## EXERCISE DIRECTIONS
Extract exactly those lines that lie between the start of the material and the line with "1-366/629, (1233-229)/1259, (366-25)/629])", including both boundary lines and no others.

## DATA EXCERPT
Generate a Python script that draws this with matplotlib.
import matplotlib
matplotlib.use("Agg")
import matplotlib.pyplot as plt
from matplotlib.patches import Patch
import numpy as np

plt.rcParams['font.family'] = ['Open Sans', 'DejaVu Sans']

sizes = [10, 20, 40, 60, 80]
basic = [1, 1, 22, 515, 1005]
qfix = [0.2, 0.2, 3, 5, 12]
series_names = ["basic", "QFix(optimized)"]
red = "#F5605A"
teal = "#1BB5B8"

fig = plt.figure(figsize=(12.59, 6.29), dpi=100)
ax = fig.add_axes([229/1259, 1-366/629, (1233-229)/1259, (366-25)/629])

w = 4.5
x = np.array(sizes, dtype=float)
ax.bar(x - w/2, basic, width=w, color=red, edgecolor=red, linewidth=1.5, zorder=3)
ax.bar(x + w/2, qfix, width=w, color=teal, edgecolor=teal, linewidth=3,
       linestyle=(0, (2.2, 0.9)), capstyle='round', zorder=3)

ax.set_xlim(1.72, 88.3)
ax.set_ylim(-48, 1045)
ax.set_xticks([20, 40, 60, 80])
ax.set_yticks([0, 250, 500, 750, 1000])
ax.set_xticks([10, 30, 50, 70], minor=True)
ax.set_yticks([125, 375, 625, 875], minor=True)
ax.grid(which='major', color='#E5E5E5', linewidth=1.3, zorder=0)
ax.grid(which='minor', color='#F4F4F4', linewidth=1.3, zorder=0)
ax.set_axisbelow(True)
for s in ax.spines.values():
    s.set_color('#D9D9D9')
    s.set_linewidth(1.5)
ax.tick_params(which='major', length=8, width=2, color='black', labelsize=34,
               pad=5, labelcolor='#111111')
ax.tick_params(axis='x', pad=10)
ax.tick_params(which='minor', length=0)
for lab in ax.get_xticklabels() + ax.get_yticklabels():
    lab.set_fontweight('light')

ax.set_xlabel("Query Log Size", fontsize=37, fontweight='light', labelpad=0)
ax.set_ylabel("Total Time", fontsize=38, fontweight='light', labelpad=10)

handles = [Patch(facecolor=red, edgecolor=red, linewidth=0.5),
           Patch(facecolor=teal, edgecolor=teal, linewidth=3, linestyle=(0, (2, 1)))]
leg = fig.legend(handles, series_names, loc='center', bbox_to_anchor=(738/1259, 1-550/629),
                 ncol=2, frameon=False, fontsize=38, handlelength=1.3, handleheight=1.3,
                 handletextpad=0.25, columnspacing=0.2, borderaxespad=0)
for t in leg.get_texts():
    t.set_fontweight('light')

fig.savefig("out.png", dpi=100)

## OUTPUT FOR THIS TASK
Generate a Python script that draws this with matplotlib.
import matplotlib
matplotlib.use("Agg")
import matplotlib.pyplot as plt
from matplotlib.patches import Patch
import numpy as np

plt.rcParams['font.family'] = ['Open Sans', 'DejaVu Sans']

sizes = [10, 20, 40, 60, 80]
basic = [1, 1, 22, 515, 1005]
qfix = [0.2, 0.2, 3, 5, 12]
series_names = ["basic", "QFix(optimized)"]
red = "#F5605A"
teal = "#1BB5B8"

fig = plt.figure(figsize=(12.59, 6.29), dpi=100)
ax = fig.add_axes([229/1259, 1-366/629, (1233-229)/1259, (366-25)/629])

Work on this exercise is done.